In-person, I simply can’t be bothered with all the micro-steps demanded by card abilities and game flow, particularly late in the game where chaining effects take a while to resolve.
Player Count Considerations
It’s also been pointed out that this game works best at 2P. While I won’t deny that things like counter-drafting dice are potentially bigger elements in 2P, as well as possibly-maybe playing cards a bit differently, I’ve found the difference to be minor between that and larger player counts. There’s less downtime too, I suppose, though the presence of an AP-prone player is the biggest fear here, not more players who play at a reasonable tempo. In any case, it’s “best” at 2P, yes, but not prohibitively so if you’d prefer to play with more.
Seasons – Conclusions
In a genre that I sort of shy away from because of my gaming context (I play in large clubs with hundreds of members and thousands of games), it probably says something that I can endorse Seasons for a particular audience. I’m not truly in that audience – I don’t love combinatorial card games in most circumstances – but I can understand the appeal.

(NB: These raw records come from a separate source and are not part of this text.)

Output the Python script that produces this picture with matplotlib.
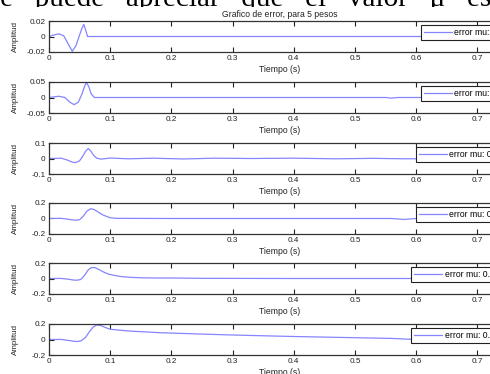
import matplotlib
matplotlib.use("Agg")
import matplotlib.pyplot as plt
from matplotlib.patches import Rectangle

plt.rcParams['font.family'] = ['Liberation Sans', 'DejaVu Sans']
plt.rcParams['axes.unicode_minus'] = False

# error curves for each step size, time in seconds
t_end = 0.755

t1 = [0, 0.008, 0.016, 0.024, 0.031, 0.038, 0.044, 0.050, 0.054, 0.057, 0.060, 0.063, t_end]
e1 = [0, 0.002, 0.0034, 0.001, -0.009, -0.019, -0.012, 0.002, 0.011, 0.0155, 0.008, 0, 0]

t2 = [0, 0.008, 0.016, 0.026, 0.034, 0.041, 0.048, 0.054, 0.058, 0.061, 0.065, 0.069, 0.074,
      0.55, 0.56, 0.57, t_end]
e2 = [0, 0.002, 0.004, 0.0, -0.015, -0.023, -0.015, 0.012, 0.035, 0.049, 0.035, 0.012, 0,
      0, -0.002, 0, 0]

t3 = [0, 0.01, 0.02, 0.03, 0.037, 0.043, 0.05, 0.056, 0.06, 0.064, 0.068, 0.073, 0.078, 0.085,
      0.1, 0.13, 0.17, 0.22, 0.27, 0.33, 0.4, 0.47, 0.53, 0.58, t_end]
e3 = [0, 0.001, 0.002, -0.01, -0.022, -0.027, -0.015, 0.02, 0.048, 0.064, 0.05, 0.02, 0.002, -0.004,
      0.003, -0.002, 0.002, -0.003, 0.002, 0, 0.002, -0.002, 0.001, -0.002, 0]

t4 = [0, 0.02, 0.03, 0.038, 0.044, 0.05, 0.056, 0.062, 0.068, 0.074, 0.08, 0.087, 0.093, 0.1,
      0.11, 0.2, 0.3, 0.4, 0.5, 0.56, 0.58, 0.6, t_end]
e4 = [0, 0.002, -0.008, -0.018, -0.022, -0.015, 0.03, 0.095, 0.126, 0.115, 0.085, 0.05, 0.03, 0.01,
      0.002, 0, 0, 0, 0, 0, -0.012, 0, 0]

t5 = [0, 0.02, 0.032, 0.04, 0.046, 0.052, 0.058, 0.064, 0.069, 0.075, 0.082, 0.09, 0.098, 0.11,
      0.12, 0.135, 0.153, 0.18, 0.21, 0.25, 0.4, 0.55, 0.6, t_end]
e5 = [0, 0.001, -0.01, -0.02, -0.022, -0.012, 0.04, 0.11, 0.14, 0.141, 0.115, 0.08, 0.055, 0.035,
      0.023, 0.014, 0.009, 0.006, 0.006, 0.002, 0, 0, 0, 0]

t6 = [0, 0.02, 0.03, 0.04, 0.047, 0.053, 0.06, 0.066, 0.072, 0.078, 0.085, 0.092, 0.1, 0.13,
      0.18, 0.25, 0.3, 0.35, 0.41, 0.47, 0.52, 0.56, 0.59, t_end]
e6 = [0, 0.001, -0.01, -0.022, -0.026, -0.015, 0.03, 0.1, 0.16, 0.188, 0.18, 0.155, 0.132, 0.11,
      0.088, 0.07, 0.058, 0.048, 0.037, 0.028, 0.02, 0.014, 0.003, 0]

times = [t1, t2, t3, t4, t5, t6]
errors = [e1, e2, e3, e4, e5, e6]
y_limits = [0.02, 0.05, 0.1, 0.2, 0.2, 0.2]
y_ticklabels = [["-0.02", "0", "0.02"], ["-0.05", "0", "0.05"], ["-0.1", "0", "0.1"],
                ["-0.2", "0", "0.2"], ["-0.2", "0", "0.2"], ["-0.2", "0", "0.2"]]
mu_labels = ["error mu: 0.5", "error mu: 0.1", "error mu: 0.05",
             "error mu: 0.01", "error mu: 0.005", "error mu: 0.001"]
x_ticks = [0, 0.1, 0.2, 0.3, 0.4, 0.5, 0.6, 0.7]
x_ticklabels = ["0", "0.1", "0.2", "0.3", "0.4", "0.5", "0.6", "0.7"]

W, H = 490, 374
fig = plt.figure(figsize=(W / 100, H / 100), dpi=100)

# line of running text above the figure, partly hidden behind it
fig.text(-15.5 / W, 1 - 6 / H, "Se   puede   apreciar   que   el   valor   \u03bc   es   directamente",
         family='Liberation Serif', fontsize=21, va='baseline', ha='left', zorder=-2)
fig.patches.append(Rectangle((0, 0), 1, 1 - 7.3 / H, transform=fig.transFigure,
                             facecolor='white', edgecolor='none', zorder=-1))

left_px, right_px = 49, 511
tops_px = [21, 82, 143, 203, 263, 324]
h_px = 31
line_color = '#8585ff'

for i in range(6):
    top = tops_px[i]
    ax = fig.add_axes([left_px / W, 1 - (top + h_px) / H, (right_px - left_px) / W, h_px / H])
    ax.plot(times[i], errors[i], color=line_color, lw=0.9, label=mu_labels[i])
    lim = y_limits[i]
    ax.set_xlim(0, t_end)
    ax.set_ylim(-lim, lim)
    ax.set_yticks([-lim, 0, lim])
    ax.set_yticklabels(y_ticklabels[i])
    ax.set_xticks(x_ticks)
    ax.set_xticklabels(x_ticklabels)
    ax.tick_params(direction='in', top=True, right=True, length=3.5, width=0.8,
                   labelsize=5.9, pad=2.5, color='#222222', labelcolor='#222222')
    for s in ax.spines.values():
        s.set_linewidth(0.9)
        s.set_color('#333333')
    ax.set_xlabel("Tiempo (s)", fontsize=6.2, labelpad=1.5, color='#222222')
    ax.set_ylabel("Amplitud", fontsize=5.8, color='#222222')
    ax.yaxis.set_label_coords((19 - left_px) / (right_px - left_px), 0.5)
    if i == 0:
        ax.set_title("Grafico de error, para 5 pesos", fontsize=6.2, pad=3, color='#222222')
    leg = ax.legend(loc='upper right', fontsize=6.2, handlelength=3.2, handletextpad=0.3,
                    borderpad=0.35, borderaxespad=0.45, fancybox=False, framealpha=1,
                    edgecolor='#222222')
    leg.get_frame().set_linewidth(0.8)

fig.savefig("out.png", dpi=100)
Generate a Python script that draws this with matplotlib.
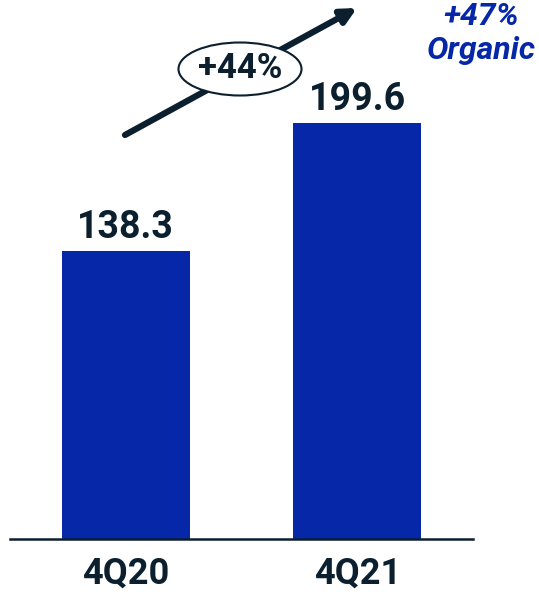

However, more than most, if you’re on the fence about Seasons, I don’t think the most glowing reviews will be the most useful, because they’re from people who have jumped into the deep end and are committed for numerous plays. And this is a game where you need to drink that Kool-Aid to get the most from it.
There are a lot of modern games where the best experiences will come at the deepest levels of play. This game isn’t unique in that respect. But again, the contrast between “Kool-Aid Play” and either surface-level or even intermediate depth of play is going to be much more stark here than with most. Your willingness to jump in will determine how much you get out of a purchase.
If you do, though, there’s a lot of depth to enjoy, and a strong core structure around which the cards and their abilities revolve (quite literally in the case of the season track). If that intrigues you, it’s a worthy game with lots to recommend it.